Dayton v. Newman

19 Pa. 194 | Pa. | 1852

The opinion of the Court was delivered, by

Woodward, J.

The grantor was a competent witness. Released from the covenants in his deed of 24th February, 1841, to his brother Samuel, the covenant of warranty in his deed of trust of 20 th August, 1836, did not disqualify him, for he was called to testify against his interest so far as it sprung from that covenant. A vendor with general warranty is a good witness to establish a title in opposition to that of his vendee: Work v. McClay, 2 Ser. & R. 415. The objection to the competency of the grantor to give evidence to invalidate his deed, is founded on interest, and not on the supposed rule, that being a party, he is estopped like the party to a negotiable instrument. Where no interest appears, the objection does not obtain: Kronk v. Kronk, 4 W. & Ser. 127. To the same effect, but more comprehensively, is the rule now settled in England, as stated in 1 Greenleaf’s Evidence, sect. 384, and the notes. The Court were therefore in error in rejecting William Dayton. There is no question raised in the record as to the competency of the matter of his testimony, and on this we express no opinion, but, not being interested in favor of the party calling him, he was competent to testify to any facts, which, proved by any other witness, would be relevant and proper evidence.

We think the Court were also in error in rejecting the evidence mentioned in the 2d and 4th bills sealed for the defendants below. Assuming what the plaintiffs alleged to have been true, that the land was bought, in whole or part, with money belonging to the father’s estate, for the benefit of the girls, and that William had made and delivered to Samuel a deed in trust for them, still it was competent for Samuel and those claiming under him to show that the girls had elected to take a sum of money instead of land, and that he had paid them the money stipulated.

An equity under written articles may be released by parol: Boyce v. McCulloch, 3 W. & Ser. 429. The Court said that the *199evidence would defeat the estates of married women by papers unacknowledged. But this was assuming that an estate had vested in them in this land, when the defendants were insisting and offering to show that William’s intention was to secure to his sisters a sum of money, and not to grant an estate; that the instrument was made a deed of conveyance by the mistake of the scrivener ; that William executed it without reading it, and that when Samuel pointed out to him its true character he disaffirmed it, and that it was never delivered. If such were the facts, these married women never had an estate in this farm. A claim on their brothers for their share of the father’s estate they at one time had, and if money which belonged to them went into the purchase of the farm, they had an equity which might have been enforced against the land. But if, after being educated and supported by the proceeds of the land until they married, they then chose to take a sum of money of their brother instead of compelling him to convey their portion of the land, and the arrangement was fairly consummated, it extinguished their equities, and left them without an iota of interest in the land. And such election may be proved by parol. The acknowledgment required by the recording acts was not necessary, for there was no conveyance of land. Besides, the evidence mentioned in these bills had a direct bearing on the question of delivery of the deed of trust. There was evidence on part of the plaintiffs tending to prove delivery, but it was certainly competent for the defendants to contest the fact. And the proof offered, the act and declarations of Samuel and the sisters, tended powerfully to establish the conclusion that the deed of trust was never delivered, and that the sisters acquiesced in the absolute conveyance which William made to Samuel in 1841. Delivery may be made by words alone, or by acts alone, or by both together, but there must be sufficient to show an intention to pass the title. Delivery is a question for a jury, and where doubt is thrown upon it by such evidence as was offered here, the Court has no more right to assume it as true, and exclude all testimony to combat it, than they have to assume any other fact in the cause, and refuse to hear it questioned.

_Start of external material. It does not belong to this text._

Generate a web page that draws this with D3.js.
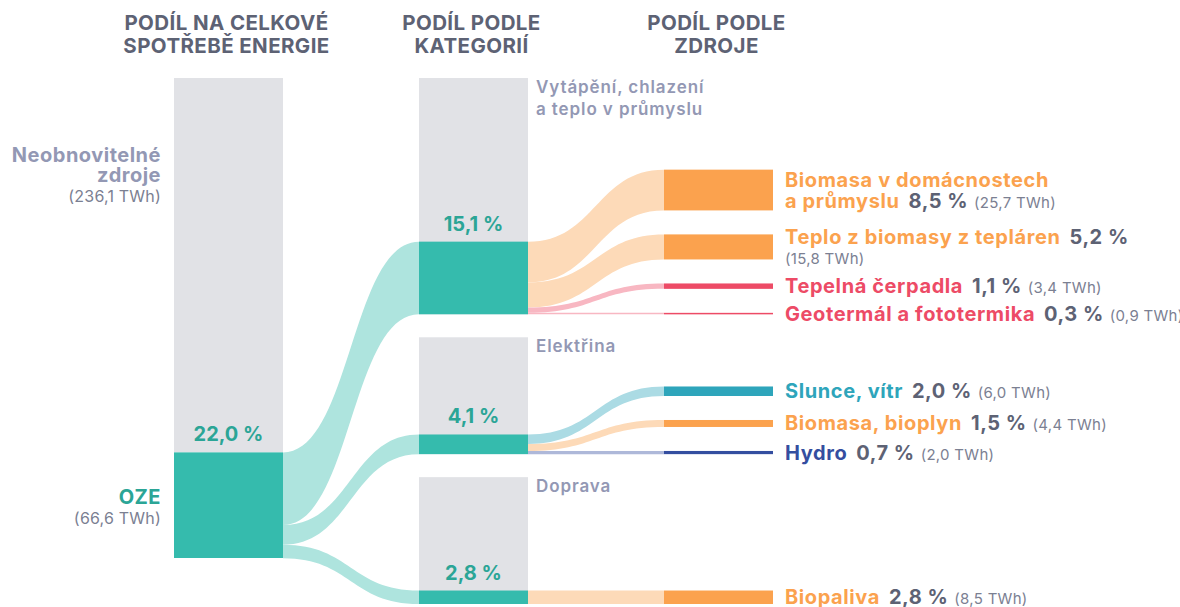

As to the defendant’s 3d bill it is sufficient to remark, that, not having the depositions on our paper-books, we can not say whether they were relevant or not.

The only remaining error assigned is, that the Court erred in charging the jury that the plaintiffs were entitled to recover. There was no error in such a charge on the evidence before the Court. The error consisted in excluding evidence that was com petent and pertinent to the issue.

Judgment reversed and venire facias de novo awarded.